Transcribe the lines below verbatim, skipping the images.

··· Provided material ···

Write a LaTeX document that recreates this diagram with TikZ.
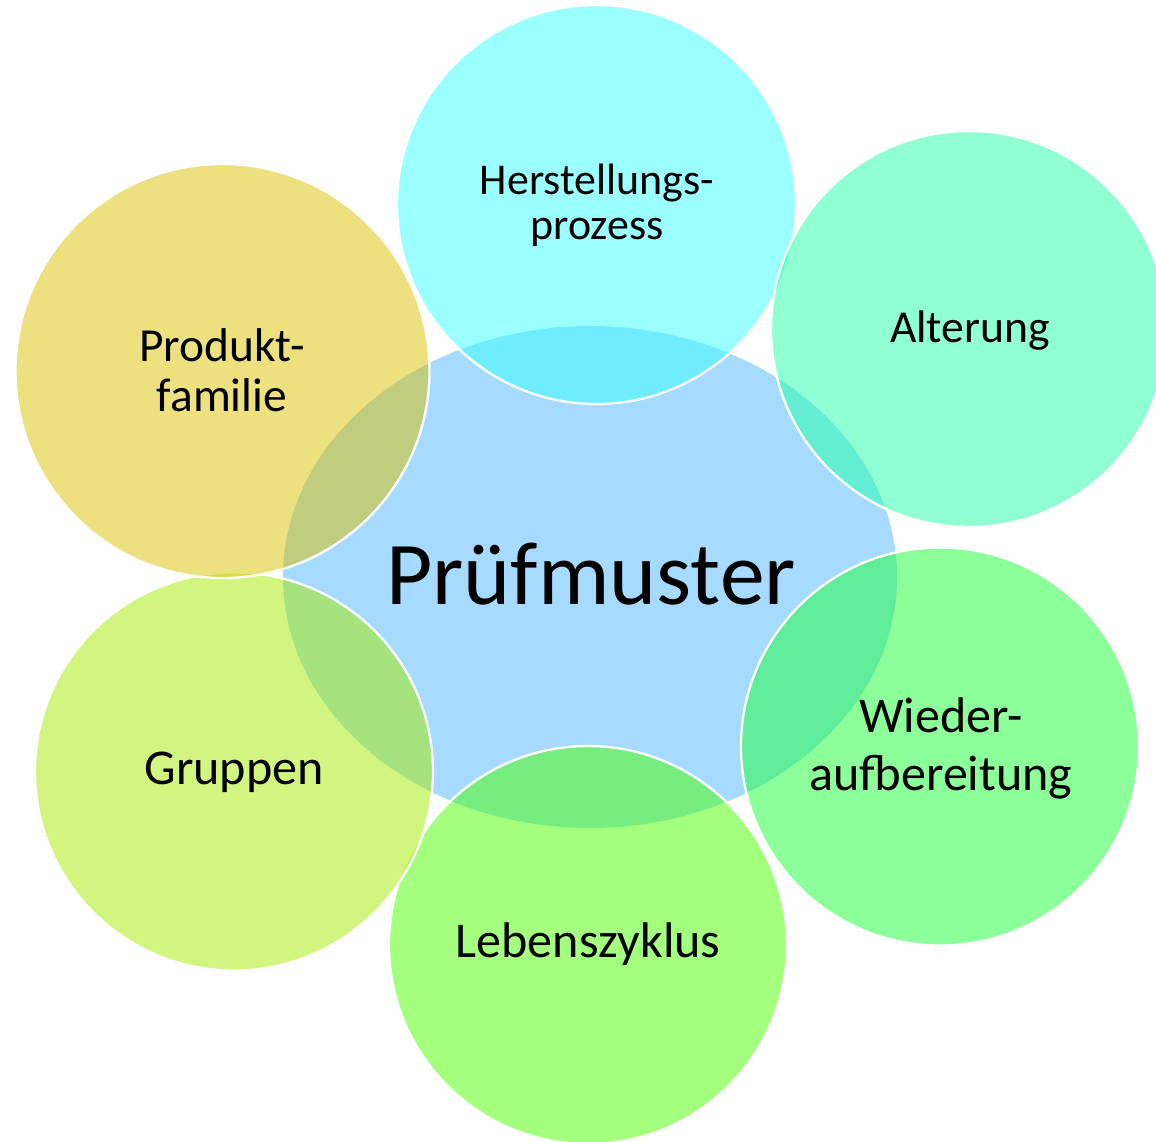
\documentclass[tikz,border=0pt]{standalone}
\usepackage{fontspec}
\setmainfont{Carlito}
\usepackage{tikz}
\definecolor{middleblue}{RGB}{166,219,255}
\definecolor{herstcol}{RGB}{57,255,255}
\definecolor{altercol}{RGB}{33,255,169}
\definecolor{wiedercol}{RGB}{25,255,53}
\definecolor{lebencol}{RGB}{73,255,0}
\definecolor{gruppcol}{RGB}{165,235,0}
\definecolor{produkcol}{RGB}{219,193,0}
\tikzset{
bubble/.style={draw=white, line width=1.3pt, fill opacity=0.5}, % the six circles lie half see-through over the middle
bubbletext/.style={font=\fontsize{28.5}{33}\selectfont} % text in a circle
}

\begin{document}
\begin{tikzpicture}[x=0.02cm, y=0.02cm]
        \tikzstyle{every node}+=[inner sep=0pt, align=center]
        \useasboundingbox (0,0) rectangle (1156,-1142);
        \fill [middleblue] (590,-577) ellipse (307 and 251);
        \draw [bubble, fill=herstcol] (596.5,-204.5) circle (199.5);
        \draw [bubble, fill=altercol] (969,-329) circle (198);
        \draw [bubble, fill=wiedercol] (940,-746.5) circle (199);
        \draw [bubble, fill=lebencol] (588,-945) circle (199);
        \draw [bubble, fill=gruppcol] (234,-771.5) circle (199);
        \draw [bubble, fill=produkcol] (222.5,-371) circle (207);
        \node (pruef) at (591,-574) {\fontsize{51}{55}\selectfont Prüfmuster};
        \node [bubbletext, font=\fontsize{25}{25.5}\selectfont] (herst) at (597,-205) {Herstellungs-\\prozess};
        \node [bubbletext, font=\fontsize{26}{30}\selectfont] (alter) at (970,-331) {Alterung};
        \node [bubbletext] (wieder) at (941,-748) {Wieder-\\aufbereitung};
        \node [bubbletext] (leben) at (588,-944) {Lebenszyklus};
        \node [bubbletext] (grupp) at (234,-772) {Gruppen};
        \node [bubbletext, font=\fontsize{27}{28.5}\selectfont] (produk) at (222,-370) {Produkt-\\familie};
\end{tikzpicture}
\end{document}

···

### Answer below
Write a LaTeX document that recreates this diagram with TikZ.
\documentclass[tikz,border=0pt]{standalone}
\usepackage{fontspec}
\setmainfont{Carlito}
\usepackage{tikz}
\definecolor{middleblue}{RGB}{166,219,255}
\definecolor{herstcol}{RGB}{57,255,255}
\definecolor{altercol}{RGB}{33,255,169}
\definecolor{wiedercol}{RGB}{25,255,53}
\definecolor{lebencol}{RGB}{73,255,0}
\definecolor{gruppcol}{RGB}{165,235,0}
\definecolor{produkcol}{RGB}{219,193,0}
\tikzset{
bubble/.style={draw=white, line width=1.3pt, fill opacity=0.5}, % the six circles lie half see-through over the middle
bubbletext/.style={font=\fontsize{28.5}{33}\selectfont} % text in a circle
}

\begin{document}
\begin{tikzpicture}[x=0.02cm, y=0.02cm]
        \tikzstyle{every node}+=[inner sep=0pt, align=center]
        \useasboundingbox (0,0) rectangle (1156,-1142);
        \fill [middleblue] (590,-577) ellipse (307 and 251);
        \draw [bubble, fill=herstcol] (596.5,-204.5) circle (199.5);
        \draw [bubble, fill=altercol] (969,-329) circle (198);
        \draw [bubble, fill=wiedercol] (940,-746.5) circle (199);
        \draw [bubble, fill=lebencol] (588,-945) circle (199);
        \draw [bubble, fill=gruppcol] (234,-771.5) circle (199);
        \draw [bubble, fill=produkcol] (222.5,-371) circle (207);
        \node (pruef) at (591,-574) {\fontsize{51}{55}\selectfont Prüfmuster};
        \node [bubbletext, font=\fontsize{25}{25.5}\selectfont] (herst) at (597,-205) {Herstellungs-\\prozess};
        \node [bubbletext, font=\fontsize{26}{30}\selectfont] (alter) at (970,-331) {Alterung};
        \node [bubbletext] (wieder) at (941,-748) {Wieder-\\aufbereitung};
        \node [bubbletext] (leben) at (588,-944) {Lebenszyklus};
        \node [bubbletext] (grupp) at (234,-772) {Gruppen};
        \node [bubbletext, font=\fontsize{27}{28.5}\selectfont] (produk) at (222,-370) {Produkt-\\familie};
\end{tikzpicture}
\end{document}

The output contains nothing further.